I don’t disagree with your assessment of America’s imperialist tendencies, but I think it’s naive and simplistic to reduce those tendencies to a mere desire to extract resources from other countries. There are several reasons we are in Afghanistan, of varying moral justification—but I doubt the existence of mineral wealth is one of them. There’s no evidence whatsoever that Bush admin even knew about the minerals when they decided to invade. The invasion was clearly a direct response to 9/11. And as far as our continuing presence there, ask yourself if we’d still be there if there weren’t any minerals (the answer is yes).

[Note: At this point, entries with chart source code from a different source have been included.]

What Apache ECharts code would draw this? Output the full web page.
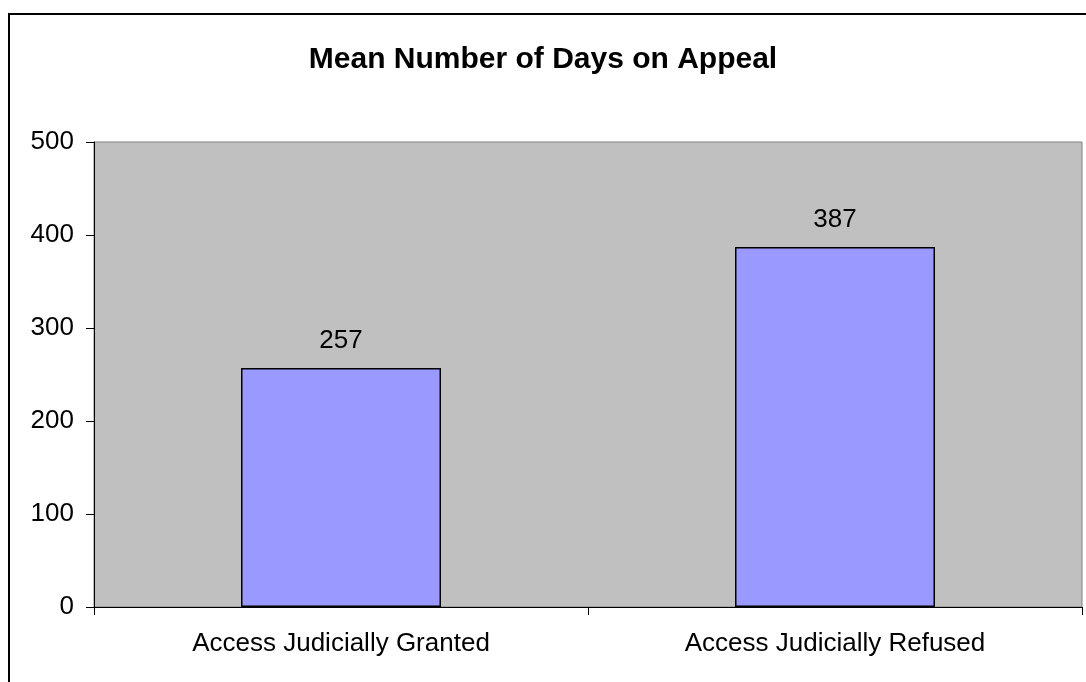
<!DOCTYPE html>
<html>
<head>
<meta charset="utf-8">
<script src="https://cdn.jsdelivr.net/npm/echarts@6/dist/echarts.min.js"></script>
<style>
html,body{margin:0;padding:0;background:#fff;}
#chart{width:1086px;height:682px;}
</style>
</head>
<body>
<div id="chart"></div>
<script>
const categories = ['Access Judicially Granted', 'Access Judicially Refused'];
const meanDays = [257, 387];
const yTicks = [0, 100, 200, 300, 400, 500];

const chart = echarts.init(document.getElementById('chart'), null, {renderer: 'canvas'});
const font = '"Liberation Sans", Arial, sans-serif';
chart.setOption({
  backgroundColor: '#ffffff',
  animation: false,
  title: {
    text: 'Mean Number of Days on Appeal',
    left: 'center',
    top: 40,
    textStyle: {fontFamily: font, fontSize: 30, fontWeight: 'bold', color: '#000'}
  },
  graphic: [{
    type: 'rect',
    shape: {x: 9, y: 14, width: 1100, height: 700},
    style: {fill: 'none', stroke: '#000', lineWidth: 2},
    silent: true
  }],
  grid: {
    left: 94, right: 4, top: 142, bottom: 75,
    show: true, backgroundColor: '#c0c0c0', borderColor: '#808080', borderWidth: 1
  },
  xAxis: {
    type: 'category',
    data: categories,
    axisLine: {lineStyle: {color: '#000', width: 1}},
    axisTick: {show: true, length: 8, lineStyle: {color: '#000'}},
    axisLabel: {fontFamily: font, fontSize: 26, color: '#000', margin: 24}
  },
  yAxis: {
    type: 'value',
    min: yTicks[0], max: yTicks[yTicks.length - 1], interval: 100,
    axisLine: {show: true, lineStyle: {color: '#000', width: 1}},
    axisTick: {show: true, length: 8, lineStyle: {color: '#000'}},
    splitLine: {show: false},
    axisLabel: {fontFamily: font, fontSize: 26, color: '#000', margin: 20}
  },
  series: [{
    type: 'bar',
    data: meanDays,
    barWidth: 200,
    itemStyle: {color: '#9999ff', borderColor: '#000', borderWidth: 1.5},
    label: {show: true, position: 'top', distance: 14, fontFamily: font, fontSize: 26, color: '#000'}
  }]
});
</script>
</body>
</html>
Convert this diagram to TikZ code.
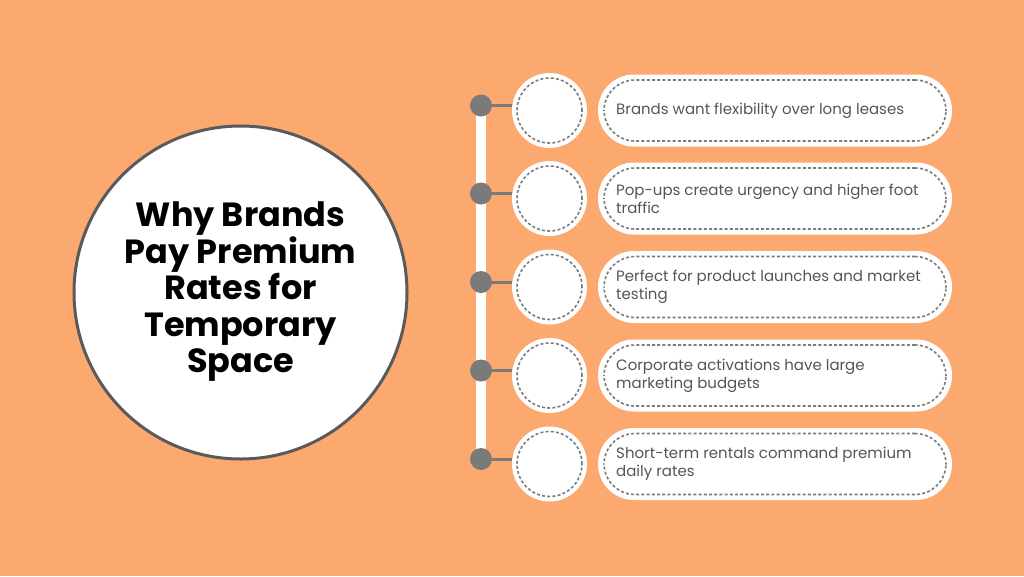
\documentclass[tikz,border=0pt]{standalone}
\usepackage{fontspec}
\setmainfont{Poppins}
\definecolor{bgor}{HTML}{FCA970}
\definecolor{dotgray}{HTML}{7A7A7A}
\definecolor{dashgray}{HTML}{7C7C7C}
\definecolor{txtgray}{HTML}{555555}
\definecolor{ringgray}{HTML}{5A5A5A}
\tikzset{
  px/.style={x=1pt,y=-1pt},
  pill/.style={draw=none,fill=white,rounded corners=36pt,minimum width=354pt,minimum height=72pt,inner sep=0pt},
  pillin/.style={draw=dashgray,dash pattern=on 3pt off 2.2pt,line width=1.6pt,rounded corners=31pt,minimum width=342pt,minimum height=61pt,inner sep=0pt,fill=none},
  smallc/.style={circle,fill=white,minimum size=75pt,inner sep=0pt},
  smallin/.style={circle,draw=dashgray,dash pattern=on 3pt off 2.2pt,line width=1.6pt,minimum size=65pt,inner sep=0pt},
  gdot/.style={circle,fill=dotgray,minimum size=22pt,inner sep=0pt},
  itemtxt/.style={anchor=west,align=left,font=\fontsize{15}{18}\selectfont,text=txtgray,inner sep=0pt},
  conn/.style={draw=dotgray,line width=3pt},
}
\begin{document}
\begin{tikzpicture}[px]
\fill[bgor] (0,0) rectangle (1024,576);
\useasboundingbox (0,0) rectangle (1024,576);
\node[circle,fill=white,draw=ringgray,line width=3pt,minimum size=333pt,inner sep=0pt] (main) at (240.5,292.5) {};
\node[align=center,font=\fontsize{33.5}{36.5}\selectfont\bfseries] (title) at (240.5,292) {Why Brands\\Pay Premium\\Rates for\\Temporary\\Space};
\coordinate (top) at (481,105);
\coordinate (bot) at (481,461);
\draw[white,line width=10pt] (top) -- (bot);
\foreach \i/\y/\t in {1/110.5/{Brands want flexibility over long leases},
                       2/198.5/{Pop-ups create urgency and higher foot\\traffic},
                       3/287/{Perfect for product launches and market\\testing},
                       4/375.5/{Corporate activations have large\\marketing budgets},
                       5/464/{Short-term rentals command premium\\daily rates}}{
  \node[pill] (p\i) at (775,\y) {};
  \node[pillin] (pi\i) at (775,\y) {};
  \node[smallc] (c\i) at (549.5,\y) {};
  \node[smallin] (ci\i) at (549.5,\y) {};
  \coordinate (k\i) at (481,\y-5);
  \draw[conn] (k\i) -- (c\i.west |- k\i);
  \node[gdot] (d\i) at (k\i) {};
  \node[itemtxt] (t\i) at (616,\y) {\t};
}
\end{tikzpicture}
\end{document}
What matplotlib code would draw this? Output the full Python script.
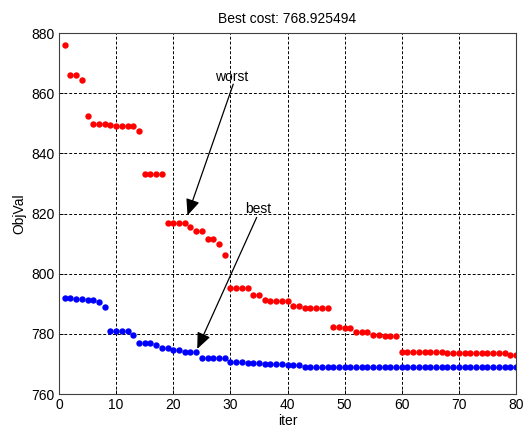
import matplotlib
matplotlib.use('Agg')
import matplotlib.pyplot as plt

# values (one point per iteration)
iters = list(range(1, 81))

worst = ([876.0, 866.2, 866.2, 864.3, 852.4, 849.7, 849.7, 849.7, 849.3, 849.0,
          849.0, 849.0, 849.0, 847.5]
         + [833.1] * 4 + [816.8] * 4
         + [815.4, 814.1, 814.1, 811.6, 811.6, 809.8, 806.3]
         + [795.1] * 4 + [792.8] * 2 + [791.3] + [790.9] * 4 + [789.3] * 2 + [788.5] * 5
         + [782.2] * 2 + [781.8] * 2 + [780.6] * 3 + [779.6] * 2 + [779.2] * 3
         + [774.1] * 8 + [773.7] * 11 + [773.0, 772.9])

best = ([791.8, 791.8, 791.5, 791.5, 791.1, 791.1, 790.7, 789.0]
        + [781.0] * 4 + [779.6] + [776.8] * 3 + [776.3] + [775.3] * 2 + [774.7] * 2
        + [774.0] * 3 + [771.9] * 5 + [770.5] * 3 + [770.3] * 3 + [769.9] * 4
        + [769.6] * 3 + [769.1] * 3 + [768.925494] * 35)

best_cost = 768.925494

plt.rcParams['font.family'] = ['Liberation Sans', 'DejaVu Sans']
plt.rcParams['font.size'] = 10

fig = plt.figure(figsize=(5.25, 4.3), dpi=100)
ax = fig.add_axes([0.1124, 0.0837, 0.8705, 0.8395])

ax.plot(iters, worst, 'o', color='#ff0000', markersize=4.6, markeredgewidth=0)
ax.plot(iters, best, 'o', color='#0000ff', markersize=4.6, markeredgewidth=0)

ax.set_xlim(0, 80)
ax.set_ylim(760, 880)
ax.set_xticks(range(0, 81, 10))
ax.set_yticks(range(760, 881, 20))
ax.grid(True, color='k', linestyle=(0, (3, 2)), linewidth=0.7)
ax.tick_params(direction='in', length=3, width=0.7, pad=3)
for s in ax.spines.values():
    s.set_linewidth(0.8)
    s.set_color('#404040')

ax.set_title('Best cost: %.6f' % best_cost, fontsize=10, pad=7)
ax.set_xlabel('iter', labelpad=1)
ax.set_ylabel('ObjVal', labelpad=4)

# annotations with arrows
arrow = dict(arrowstyle='-|>,head_length=0.7,head_width=0.3', color='k',
             lw=0.9, mutation_scale=14, shrinkA=0, shrinkB=0)
ax.text(30.3, 865.4, 'worst', ha='center', va='center')
ax.annotate('', xy=(22.5, 819.4), xytext=(30.5, 863.0), arrowprops=arrow)
ax.text(34.9, 821.6, 'best', ha='center', va='center')
ax.annotate('', xy=(24.2, 775.0), xytext=(34.6, 818.7), arrowprops=arrow)

fig.savefig('out.png', dpi=100)
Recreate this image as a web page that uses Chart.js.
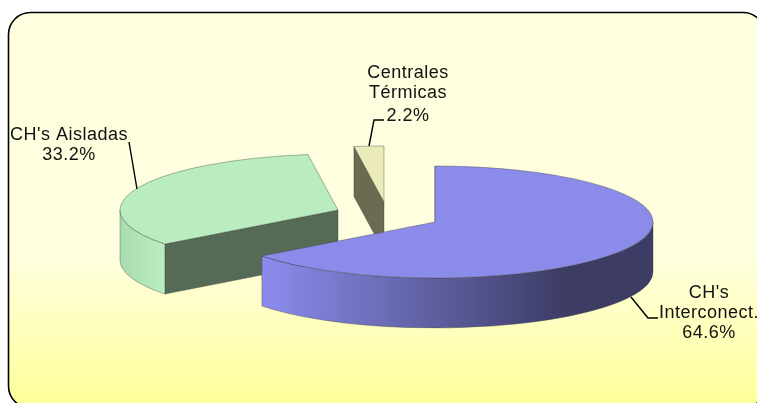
<!DOCTYPE html>
<html><head><meta charset="utf-8">
<style>html,body{margin:0;padding:0;background:#fff}#w{width:757px;height:403px}</style>
<script src="https://cdn.jsdelivr.net/npm/chart.js@4"></script>
</head><body><div id="w"><canvas id="c" width="757" height="403"></canvas></div>
<script>
const categories = ["CH's Interconect.", "CH's Aisladas", "Centrales Térmicas"];
const shares = [64.6, 33.2, 2.2];
const labelLines = [["CH's", "Interconect."], ["CH's Aisladas"], ["Centrales", "Térmicas"]];
const topColors = ["#8B8BE9", "#B9ECBE", "#EAEABA"];
const cutColors = ["#3C3C64", "#566B55", "#6B6B52"];
const sideStart = ["#8C8CEE", "#A9DCAE", "#EAEABA"];
const sideEnd = ["#3C3C64", "#B9ECBE", "#EAEABA"];

const RX = 218, RY = 56, DEPTH = 50;
const sliceShift = [[56.5, 20.5], [-40.5, 8.5], [5.5, 0.5]];
const labelAnchors = [[709, 293], [69, 135], [408, 73]];
const lineHeight = [20, 20, 20];
const pctLift = [0, 0, 3];
const leaders = [
  [[631, 297], [648, 318], [658, 318]],
  [[129, 142], [137, 189]],
  [[369, 146], [374, 120], [384, 120]]
];

const pie3d = {
  id: 'pie3d',
  beforeDraw(chart) {
    const ctx = chart.ctx;
    ctx.save();
    const g = ctx.createLinearGradient(0, 12, 0, 405);
    g.addColorStop(0, '#FFFFE0');
    g.addColorStop(0.62, '#FFFFDF');
    g.addColorStop(1, '#FFFF99');
    ctx.beginPath();
    ctx.roundRect(8.5, 12.5, 756.5, 395.5, 22);
    ctx.fillStyle = g;
    ctx.fill();
    ctx.lineWidth = 1.6;
    ctx.strokeStyle = '#000';
    ctx.stroke();
    ctx.restore();
  },
  beforeDatasetsDraw(chart) {
    const ctx = chart.ctx;
    const arcs = chart.getDatasetMeta(0).data;
    const order = [2, 1, 0];
    order.forEach(i => {
      const el = arcs[i];
      const R = el.outerRadius;
      const cx = el.x + sliceShift[i][0], cy = el.y + sliceShift[i][1];
      const a0 = el.startAngle, a1 = el.endAngle;
      const edge = 'rgba(60,60,60,0.55)';
      // cut face at start angle
      const px = cx + RX * Math.cos(a0), py = cy + RY * Math.sin(a0);
      ctx.save();
      ctx.beginPath();
      ctx.moveTo(cx, cy); ctx.lineTo(px, py); ctx.lineTo(px, py + DEPTH); ctx.lineTo(cx, cy + DEPTH); ctx.closePath();
      ctx.fillStyle = cutColors[i]; ctx.fill();
      ctx.lineWidth = 0.7; ctx.strokeStyle = edge; ctx.stroke();
      // outer wall, only the part of the rim facing the viewer
      const s = Math.max(a0, 0), e = Math.min(a1, Math.PI);
      if (e > s) {
        const xs = cx + RX * Math.cos(s), xe = cx + RX * Math.cos(e);
        const g = ctx.createLinearGradient(Math.min(xs, xe), 0, Math.max(xs, xe), 0);
        g.addColorStop(0, sideStart[i]);
        g.addColorStop(i === 0 ? 0.78 : 1, sideEnd[i]);
        g.addColorStop(1, sideEnd[i]);
        ctx.beginPath();
        ctx.ellipse(cx, cy, RX, RY, 0, s, e);
        ctx.ellipse(cx, cy + DEPTH, RX, RY, 0, e, s, true);
        ctx.closePath();
        ctx.fillStyle = g; ctx.fill();
        ctx.strokeStyle = edge; ctx.stroke();
      }
      // top face drawn by the library's arc element
      ctx.translate(cx, cy);
      ctx.scale(RX / R, RY / R);
      ctx.translate(-el.x, -el.y);
      el.draw(ctx, chart.chartArea);
      ctx.restore();
      ctx.save();
      ctx.beginPath();
      ctx.moveTo(cx, cy);
      ctx.ellipse(cx, cy, RX, RY, 0, a0, a1);
      ctx.closePath();
      ctx.lineWidth = 0.7; ctx.strokeStyle = edge; ctx.stroke();
      ctx.restore();
    });
    return false;
  },
  afterDraw(chart) {
    const ctx = chart.ctx;
    ctx.save();
    ctx.strokeStyle = '#000';
    ctx.lineWidth = 1.4;
    leaders.forEach(pts => {
      ctx.beginPath();
      pts.forEach((p, k) => k ? ctx.lineTo(p[0], p[1]) : ctx.moveTo(p[0], p[1]));
      ctx.stroke();
    });
    ctx.fillStyle = '#111';
    ctx.font = '18px "Liberation Sans", Arial, sans-serif';
    ctx.letterSpacing = '0.5px';
    ctx.textAlign = 'center';
    ctx.textBaseline = 'middle';
    labelLines.forEach((lines, i) => {
      const [x, y] = labelAnchors[i];
      const all = lines.concat(shares[i].toFixed(1) + '%');
      all.forEach((t, k) => {
        const extra = k === all.length - 1 ? pctLift[i] : 0;
        ctx.fillText(t, x, y + k * lineHeight[i] + extra);
      });
    });
    ctx.restore();
  }
};

new Chart(document.getElementById('c'), {
  type: 'pie',
  data: {
    labels: categories,
    datasets: [{ data: shares, backgroundColor: topColors, borderWidth: 0, hoverOffset: 0 }]
  },
  options: {
    responsive: false,
    animation: false,
    devicePixelRatio: 1,
    layout: { padding: 0 },
    plugins: { legend: { display: false }, tooltip: { enabled: false }, title: { display: false } }
  },
  plugins: [pie3d]
});
</script></body></html>
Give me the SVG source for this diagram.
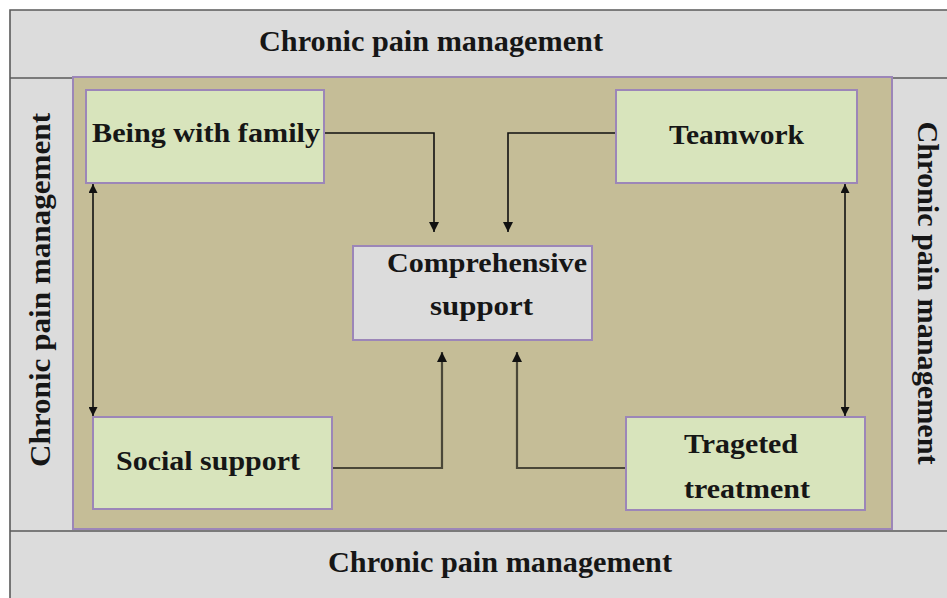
<svg xmlns="http://www.w3.org/2000/svg" width="947" height="598" viewBox="0 0 947 598">
  <style>
    .band { fill: #dcdcdc; }
    .frame { fill: none; stroke: #5a5a5a; stroke-width: 1.6; }
    .t { font-family: "Liberation Serif", "Times New Roman", serif; font-weight: bold; fill: #161616; }
    .band-t { font-size: 29px; }
    .node-t { font-size: 27px; }
    .node { fill: #d8e4bc; stroke: #9c86b8; stroke-width: 2; }
    .center { fill: #dcdcdc; stroke: #9c86b8; stroke-width: 2; }
    .conn { fill: none; stroke: #111; stroke-width: 1.6; }
    .conn2 { fill: none; stroke: #4a4738; stroke-width: 2.2; }
  </style>
  <defs>
    <marker id="ah" viewBox="0 0 10 10" refX="10" refY="5" markerWidth="9" markerHeight="9" markerUnits="userSpaceOnUse" orient="auto-start-reverse">
      <path d="M0,0 L10,5 L0,10 Z" fill="#111"/>
    </marker>
    <marker id="ah2" viewBox="0 0 10 10" refX="10" refY="5" markerWidth="10" markerHeight="10" markerUnits="userSpaceOnUse" orient="auto">
      <path d="M0,0 L10,5 L0,10 Z" fill="#111"/>
    </marker>
  </defs>

  <!-- outer bands -->
  <g id="bands">
    <rect x="10" y="10" width="937" height="588" class="band"/>
    <path d="M10,598 L10,10 L947,10" class="frame"/>
    <path d="M10,78 L947,78 M10,531 L947,531" class="frame"/>
    <text class="t band-t" x="431" y="51" text-anchor="middle" textLength="344" lengthAdjust="spacingAndGlyphs">Chronic pain management</text>
    <text class="t band-t" x="500" y="572" text-anchor="middle" textLength="344" lengthAdjust="spacingAndGlyphs">Chronic pain management</text>
    <text class="t band-t" transform="translate(50,290) rotate(-90)" x="0" y="0" text-anchor="middle" textLength="354" lengthAdjust="spacingAndGlyphs">Chronic pain management</text>
    <text class="t band-t" transform="translate(918,293) rotate(90)" x="0" y="0" text-anchor="middle" textLength="343" lengthAdjust="spacingAndGlyphs">Chronic pain management</text>
  </g>

  <!-- inner area -->
  <rect id="inner" x="73" y="77" width="819" height="452" fill="#c5bd97" stroke="#9c86b8" stroke-width="2"/>

  <!-- connectors -->
  <g id="connectors">
    <polyline class="conn" points="324,133 434,133 434,232" marker-end="url(#ah2)"/>
    <polyline class="conn" points="616,133 508,133 508,232" marker-end="url(#ah2)"/>
    <polyline class="conn2" points="332,468 442,468 442,352" marker-end="url(#ah2)"/>
    <polyline class="conn2" points="626,468 517,468 517,352" marker-end="url(#ah2)"/>
    <line class="conn" x1="93" y1="184" x2="93" y2="416" marker-start="url(#ah)" marker-end="url(#ah)"/>
    <line class="conn" x1="845" y1="184" x2="845" y2="416" marker-start="url(#ah)" marker-end="url(#ah)"/>
  </g>

  <g id="family">
    <rect class="node" x="86" y="90" width="238" height="93"/>
    <text class="t node-t" x="206" y="142" text-anchor="middle" textLength="228" lengthAdjust="spacingAndGlyphs">Being with family</text>
  </g>
  <g id="teamwork">
    <rect class="node" x="616" y="90" width="241" height="93"/>
    <text class="t node-t" x="736.5" y="144" text-anchor="middle" textLength="135" lengthAdjust="spacingAndGlyphs">Teamwork</text>
  </g>
  <g id="comprehensive">
    <rect class="center" x="353" y="246" width="239" height="94"/>
    <text class="t node-t" x="487" y="272" text-anchor="middle" textLength="200" lengthAdjust="spacingAndGlyphs">Comprehensive</text>
    <text class="t node-t" x="481.5" y="315" text-anchor="middle" textLength="103" lengthAdjust="spacingAndGlyphs">support</text>
  </g>
  <g id="social">
    <rect class="node" x="93" y="417" width="239" height="92"/>
    <text class="t node-t" x="208" y="470" text-anchor="middle" textLength="184" lengthAdjust="spacingAndGlyphs">Social support</text>
  </g>
  <g id="targeted">
    <rect class="node" x="626" y="417" width="239" height="93"/>
    <text class="t node-t" x="741" y="453" text-anchor="middle" textLength="114" lengthAdjust="spacingAndGlyphs">Trageted</text>
    <text class="t node-t" x="747" y="498" text-anchor="middle" textLength="126" lengthAdjust="spacingAndGlyphs">treatment</text>
  </g>
</svg>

As for the military once being more honorable than today, I just think that’s a load of horseshit. You can argue that World War 2 was fought for more honorable reasons, and I’d agree. But our military firebombed civilian centers and killed hundreds of thousands, probably millions, of innocent people in that war. In Vietnam, our military’s rules of engagement allowed them to dump napalm on villages; we killed perhaps 3 million innocent Vietnamese civilians in that war. Talk about honorable.
I was completely opposed to the Iraq War, and I think Bush’s handling of the Afghanistan war has been utterly abysmal. But compare the number of civilians killed by our military in these conflicts to earlier ones. I don’t see a decline in military honor, I see a military slowly but surely getting more careful about excessive use of force—though they still have a long way to go.